Even though the Secretary-General emphasises the importance of bilateral support, the report makes the case for UN support to address limitations derived from lack of sustainable funding and to establish a robust compliance framework under the Human Rights Due Diligence Policy. The Secretary-General provides two options that imply the establishment of a dedicated UN support office financed through assessed contributions, such as the UN office supporting the work of the AU Mission in Somalia. In anticipation of Council divisions on this issue, he also includes two proposals that would support the joint force through MINUSMA. The options are:
1. Security Council mandated UN support package
2. Security Council mandated logistical and soft support package
3. Support requiring an adjustment to the MINUSMA mandate
4. Support that could be provided by MINUSMA under its current mandate
The Secretary-General’s report urges Council members to be ambitious, and Guterres expresses his strong conviction that only with predictable and sustainable funding and support can the FC-G5S contribute to lasting stabilisation of the Sahel region. Both in the report and in his luncheon with Council members on Monday, he stressed the urgency of supporting the force. The options in the report are expected to be discussed among Council members, as well as with various interlocutors, during the visiting mission.

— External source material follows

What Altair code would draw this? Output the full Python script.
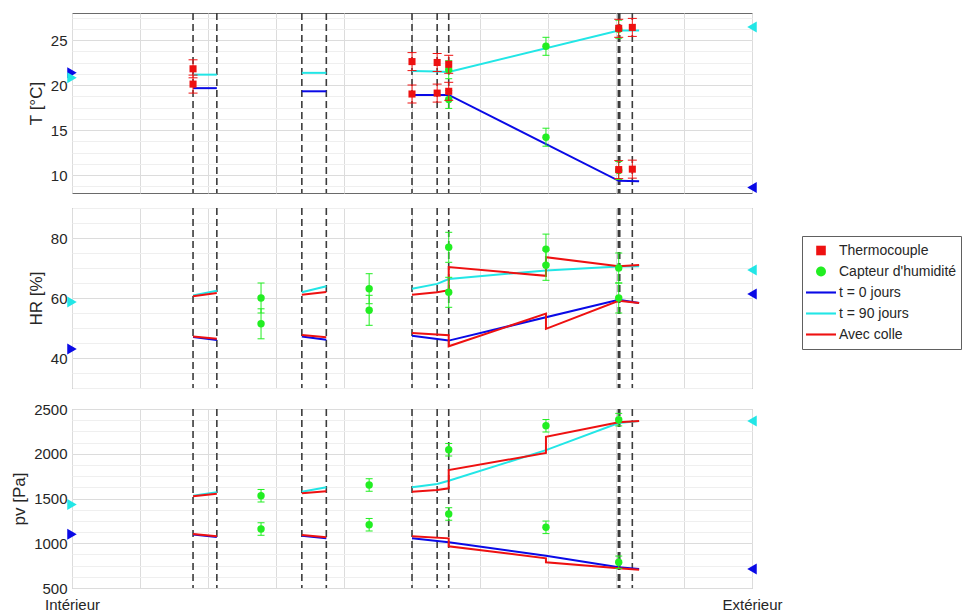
import altair as alt
import pandas as pd

FONT = "Liberation Sans"
TXT = "#262626"
BLUE = "#0a0ae6"
CYAN = "#22e6e6"
RED = "#ee1111"
GREEN = "#22ee22"

# ---------------- shared x positions (0 = Intérieur, 1 = Extérieur) ----------------
dash_x = [0.178, 0.213, 0.338, 0.374, 0.500, 0.537, 0.554, 0.8035, 0.8055, 0.824]
x_ticks = [0.0, 0.1, 0.2, 0.3, 0.4, 0.5, 0.6, 0.7, 0.8, 0.9, 1.0]

# ---------------- T panel ----------------
T_t0_x = [[0.178, 0.213], [0.338, 0.374], [0.500, 0.537, 0.554, 0.804, 0.834]]
T_t0_y = [[19.65, 19.65], [19.3, 19.3], [18.9, 18.9, 18.9, 9.35, 9.3]]
T_t90_x = [[0.178, 0.213], [0.338, 0.374], [0.500, 0.537, 0.554, 0.804, 0.834]]
T_t90_y = [[21.15, 21.15], [21.35, 21.35], [21.55, 21.5, 21.45, 26.05, 26.05]]
T_tc_x = [0.178, 0.178, 0.500, 0.500, 0.537, 0.537, 0.554, 0.554, 0.804, 0.804, 0.824, 0.824]
T_tc_y = [21.8, 20.1, 22.6, 19.0, 22.5, 19.1, 22.3, 19.3, 26.3, 10.6, 26.4, 10.65]
T_tc_err = [1.0] * 12
T_hr_x = [0.554, 0.554, 0.697, 0.697, 0.804, 0.804]
T_hr_y = [21.7, 18.4, 24.3, 14.2, 26.2, 10.5]
T_hr_err = [1.0] * 6
T_bc_t0 = [21.35, 8.6]     # left, right boundary
T_bc_t90 = [20.8, 26.45]

# ---------------- HR panel ----------------
H_t0_x = [[0.178, 0.213], [0.338, 0.374], [0.500, 0.554, 0.804, 0.834]]
H_t0_y = [[47.0, 46.0], [47.2, 46.1], [47.4, 45.8, 59.4, 58.3]]
H_t90_x = [[0.178, 0.213], [0.338, 0.374], [0.500, 0.537, 0.554, 0.697, 0.804, 0.834]]
H_t90_y = [[60.8, 62.4], [61.9, 63.9], [63.1, 64.7, 66.3, 69.2, 70.5, 70.6]]
H_col_x = [[0.178, 0.213], [0.338, 0.374], [0.500, 0.537, 0.554, 0.554, 0.697, 0.697, 0.804, 0.834],
           [0.178, 0.213], [0.338, 0.374], [0.500, 0.554, 0.554, 0.697, 0.697, 0.804, 0.834]]
H_col_y = [[60.6, 61.7], [61.1, 62.0], [61.1, 61.9, 62.6, 70.3, 67.4, 73.6, 70.6, 71.0],
           [47.2, 46.4], [47.7, 46.9], [48.3, 47.6, 43.9, 54.8, 49.7, 59.1, 58.3]]
H_hr_x = [0.278, 0.278, 0.437, 0.437, 0.554, 0.554, 0.697, 0.697, 0.804, 0.804]
H_hr_y = [60.0, 51.4, 63.1, 55.9, 76.9, 61.9, 76.3, 70.9, 70.0, 60.0]
H_hr_err = [5.0] * 10
H_bc_t0 = [43.0, 61.3]
H_bc_t90 = [58.7, 69.3]

# ---------------- pv panel ----------------
P_t0_x = [[0.178, 0.213], [0.338, 0.374], [0.500, 0.554, 0.697, 0.804, 0.834]]
P_t0_y = [[1098, 1070], [1085, 1055], [1055, 1011, 861, 731, 713]]
P_t90_x = [[0.178, 0.213], [0.338, 0.374], [0.500, 0.537, 0.554, 0.697, 0.804, 0.834]]
P_t90_y = [[1530, 1570], [1576, 1625], [1625, 1662, 1699, 2040, 2344, 2366]]
P_col_x = [[0.178, 0.213], [0.338, 0.374], [0.500, 0.537, 0.554, 0.554, 0.697, 0.697, 0.804, 0.834],
           [0.178, 0.213], [0.338, 0.374], [0.500, 0.554, 0.554, 0.697, 0.697, 0.804, 0.834]]
P_col_y = [[1525, 1552], [1558, 1580], [1576, 1595, 1614, 1818, 2008, 2190, 2351, 2366],
           [1103, 1078], [1092, 1066], [1078, 1055, 966, 832, 787, 720, 705]]
P_hr_x = [0.278, 0.278, 0.437, 0.437, 0.554, 0.554, 0.697, 0.697, 0.804, 0.804]
P_hr_y = [1531, 1159, 1651, 1207, 2045, 1327, 2313, 1178, 2381, 787]
P_hr_err = [70] * 10
P_bc_t0 = [1100, 713]
P_bc_t90 = [1433, 2367]

# ---------------- legend ----------------
leg_labels = ["Thermocouple", "Capteur d'humidité", "t = 0 jours", "t = 90 jours", "Avec colle"]
leg_colors = [RED, GREEN, BLUE, CYAN, RED]
SQ = "M-0.32,-0.32L0.32,-0.32L0.32,0.32L-0.32,0.32Z"
CI = "M-0.33,0A0.33,0.33,0,1,1,0.33,0A0.33,0.33,0,1,1,-0.33,0Z"
LN = "M-1,-0.07L1,-0.07L1,0.07L-1,0.07Z"
leg_shapes = [SQ, CI, LN, LN, LN]


def seg_df(xs_list, ys_list):
    rows = []
    for s, (xs, ys) in enumerate(zip(xs_list, ys_list)):
        for i, (x, y) in enumerate(zip(xs, ys)):
            rows.append({"x": x, "y": y, "seg": s, "i": i})
    return pd.DataFrame(rows)


def pt_df(xs, ys, errs):
    return pd.DataFrame({"x": xs, "y": ys,
                         "lo": [y - e for y, e in zip(ys, errs)],
                         "hi": [y + e for y, e in zip(ys, errs)]})


def panel(lines, tc, hr, bc_t0, bc_t90, ydom, yticks, yminor, ytitle, height, bottom, with_legend):
    xscale = alt.Scale(domain=[0, 1], nice=False, zero=False)
    yscale = alt.Scale(domain=ydom, nice=False, zero=False)
    if bottom:
        xaxis = alt.Axis(values=x_ticks, grid=True, title=None, labelFlush=False, labelOverlap=False,
                         labelExpr="datum.value == 0 ? 'Intérieur' : (datum.value == 1 ? 'Extérieur' : '')",
                         labelPadding=9)
    else:
        xaxis = alt.Axis(values=x_ticks, grid=True, labels=False, title=None)
    X = alt.X("x:Q", scale=xscale, axis=xaxis)
    Y = alt.Y("y:Q", scale=yscale, axis=alt.Axis(orient="left", values=yticks, title=ytitle, grid=True,
                                               format="d"))

    layers = []
    layers.append(alt.Chart(pd.DataFrame({"x": dash_x})).mark_rule(
        strokeDash=[7, 4], color="#3c3c3c", strokeWidth=1.6).encode(x=X))
    for df, col in lines:
        layers.append(alt.Chart(df).mark_line(color=col, strokeWidth=2).encode(
            x=X, y=Y, detail="seg:N", order="i:Q"))
    if hr is not None:
        layers.append(alt.Chart(hr).mark_rule(color=GREEN, strokeWidth=1).encode(x=X, y=alt.Y("lo:Q", scale=yscale), y2="hi:Q"))
        for f in ["lo", "hi"]:
            layers.append(alt.Chart(hr).mark_tick(orient="horizontal", size=7, thickness=1, color=GREEN, opacity=1).encode(
                x=X, y=alt.Y(f + ":Q", scale=yscale)))
        layers.append(alt.Chart(hr).mark_circle(size=55, color=GREEN, opacity=1).encode(x=X, y=Y))
    if tc is not None:
        layers.append(alt.Chart(tc).mark_rule(color=RED, strokeWidth=1).encode(x=X, y=alt.Y("lo:Q", scale=yscale), y2="hi:Q"))
        for f in ["lo", "hi"]:
            layers.append(alt.Chart(tc).mark_tick(orient="horizontal", size=9, thickness=1, color=RED, opacity=1).encode(
                x=X, y=alt.Y(f + ":Q", scale=yscale)))
        layers.append(alt.Chart(tc).mark_square(size=50, color=RED, opacity=1).encode(x=X, y=Y))
    for vals, col in [(bc_t0, BLUE), (bc_t90, CYAN)]:
        layers.append(alt.Chart(pd.DataFrame({"x": [0.0], "y": [vals[0]]})).mark_point(
            shape="triangle-right", filled=True, size=120, color=col, opacity=1).encode(x=X, y=Y))
        layers.append(alt.Chart(pd.DataFrame({"x": [1.0], "y": [vals[1]]})).mark_point(
            shape="triangle-left", filled=True, size=120, color=col, opacity=1).encode(x=X, y=Y))
    if with_legend:
        leg = alt.Legend(orient="none", legendX=730, legendY=223, title=None, symbolSize=900,
                         clipHeight=21, rowPadding=0, padding=4, strokeColor="#606060", fillColor="white",
                         labelFont=FONT, labelFontSize=14, labelColor=TXT, labelOffset=3,
                         symbolStrokeWidth=0, symbolOpacity=1, labelLimit=300)
        layers.append(alt.Chart(pd.DataFrame({"series": leg_labels})).mark_point(filled=True, opacity=0).encode(
            x=alt.value(0), y=alt.value(0),
            color=alt.Color("series:N", scale=alt.Scale(domain=leg_labels, range=leg_colors), legend=leg),
            shape=alt.Shape("series:N", scale=alt.Scale(domain=leg_labels, range=leg_shapes), legend=leg)))

    main = alt.layer(*layers)
    minor_src = hr if hr is not None else tc
    minor = alt.Chart(minor_src).mark_point(opacity=0).encode(
        x=X,
        y=alt.Y("y:Q", scale=yscale, axis=alt.Axis(orient="right", values=yminor, grid=True, gridColor="#efefef",
                                                  labels=False, ticks=False, domain=False, title=None)))
    return alt.layer(minor, main).resolve_axis(y="independent").properties(width=680, height=height)


T_lines = [(seg_df(T_t90_x, T_t90_y), CYAN), (seg_df(T_t0_x, T_t0_y), BLUE)]
H_lines = [(seg_df(H_t90_x, H_t90_y), CYAN), (seg_df(H_t0_x, H_t0_y), BLUE), (seg_df(H_col_x, H_col_y), RED)]
P_lines = [(seg_df(P_t90_x, P_t90_y), CYAN), (seg_df(P_t0_x, P_t0_y), BLUE), (seg_df(P_col_x, P_col_y), RED)]

T_minor = [8.75 + 1.25 * k for k in range(16)]
H_minor = [30 + 5 * k for k in range(13)]
P_minor = [500 + 125 * k for k in range(17)]

pT = panel(T_lines, pt_df(T_tc_x, T_tc_y, T_tc_err), pt_df(T_hr_x, T_hr_y, T_hr_err), T_bc_t0, T_bc_t90,
           [8, 28], [10, 15, 20, 25], T_minor, "T [°C]", 180, False, False)
pH = panel(H_lines, None, pt_df(H_hr_x, H_hr_y, H_hr_err), H_bc_t0, H_bc_t90,
           [30, 90], [40, 60, 80], H_minor, "HR [%]", 180, False, True)
pP = panel(P_lines, None, pt_df(P_hr_x, P_hr_y, P_hr_err), P_bc_t0, P_bc_t90,
           [500, 2500], [500, 1000, 1500, 2000, 2500], P_minor, "pv [Pa]", 179, True, False)

chart = alt.vconcat(pT, pH, pP, spacing=11).configure(
    padding={"left": 2, "top": 3, "right": 0, "bottom": 0}
).configure_view(stroke="#6a6a6a", strokeWidth=1).configure_axis(
    labelFont=FONT, labelFontSize=15, labelColor=TXT, titleFont=FONT, titleFontSize=17,
    titleColor=TXT, titleFontWeight="normal", domain=False, ticks=False, gridColor="#dcdcdc",
    labelPadding=5, titlePadding=5
)

chart.save("out.html", embed_options={"renderer": "svg", "actions": False})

Implementation of the Peace Agreement in Mali
The need to prevent the gains achieved in Mali from being reversed is expected to feature prominently in the discussions with Malian stakeholders. In a 6 October press statement following a briefing and consultations on Mali, Council members expressed their deep concern over the persistent delays in the full implementation of key provisions of the 2015 Peace and Reconciliation Agreement and urged the parties to adopt without delay an agreed-upon chronogram (timeline) for its implementation. They also urged them to take urgent and concrete action to fully deliver on their obligations under the Agreement, in particular through:
• operationalisation of the interim administrations in the north of Mali;
• establishment of the Operational Coordination Mechanism in Kidal and Timbuktu;
• progress in the cantonment and disarmament, demobilisation and reintegration processes, including through the definition of adequate eligibility criteria and the submission of finalised lists of candidates;
• progress in security sector reform;
• progress in the decentralisation process;
• women’s participation in the political process; and
• expeditious appointment of an Independent Observer provided for by the Agreement.

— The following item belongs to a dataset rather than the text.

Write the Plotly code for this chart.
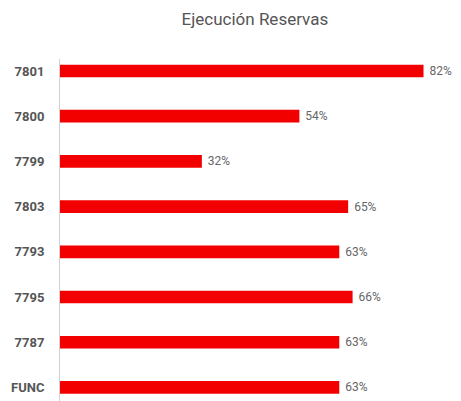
import plotly.graph_objects as go

categories = ["7801", "7800", "7799", "7803", "7793", "7795", "7787", "FUNC"]
values = [82, 54, 32, 65, 63, 66, 63, 63]
labels = ["82%", "54%", "32%", "65%", "63%", "66%", "63%", "63%"]

fig = go.Figure(
    go.Bar(
        y=categories,
        x=values,
        orientation="h",
        width=0.28,
        marker=dict(color="#f20000", line=dict(width=0)),
        text=labels,
        texttemplate="\u00a0%{text}",
        textposition="outside",
        constraintext="none",
        textfont=dict(family="Roboto", size=12, color="#666666"),
        cliponaxis=False,
        hoverinfo="skip",
    )
)

fig.update_layout(
    width=453,
    height=393,
    margin=dict(l=52, r=10, t=51, b=0),
    paper_bgcolor="white",
    plot_bgcolor="white",
    showlegend=False,
    title=dict(
        text="Ejecución Reservas",
        x=0.545,
        xanchor="center",
        y=0.972,
        yanchor="middle",
        font=dict(family="Roboto", size=17, color="#555555"),
    ),
    xaxis=dict(
        range=[0, 88.2],
        showgrid=False,
        zeroline=False,
        showticklabels=False,
        showline=False,
        fixedrange=True,
    ),
    yaxis=dict(
        type="category",
        categoryorder="array",
        categoryarray=categories,
        range=[7.30, -0.265],
        showgrid=False,
        zeroline=False,
        showline=True,
        linecolor="#d0d0d0",
        linewidth=1,
        ticks="",
        ticklabelstandoff=12,
        tickfont=dict(family="Roboto", size=13, color="#555555", weight="bold"),
        fixedrange=True,
    ),
)

fig.write_html("out.html")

Council members are expected to reiterate these messages to the Malian parties. In these exchanges, Council members are also expected to present the rationale for the adoption of resolution 2374 on 5 September, which established a targeted sanctions regime following a request by the government of Mali. The resolution, which was adopted unanimously, imposed a travel ban and assets freeze on individuals and entities engaged in actions or policies that threaten the peace, security or stability of Mali. This initiative is aimed at pressuring the parties to adhere to the letter and spirit of the Agreement, and deliver on it, through the increased scrutiny that will result from the establishment of a Sanctions Committee and a Panel of Experts.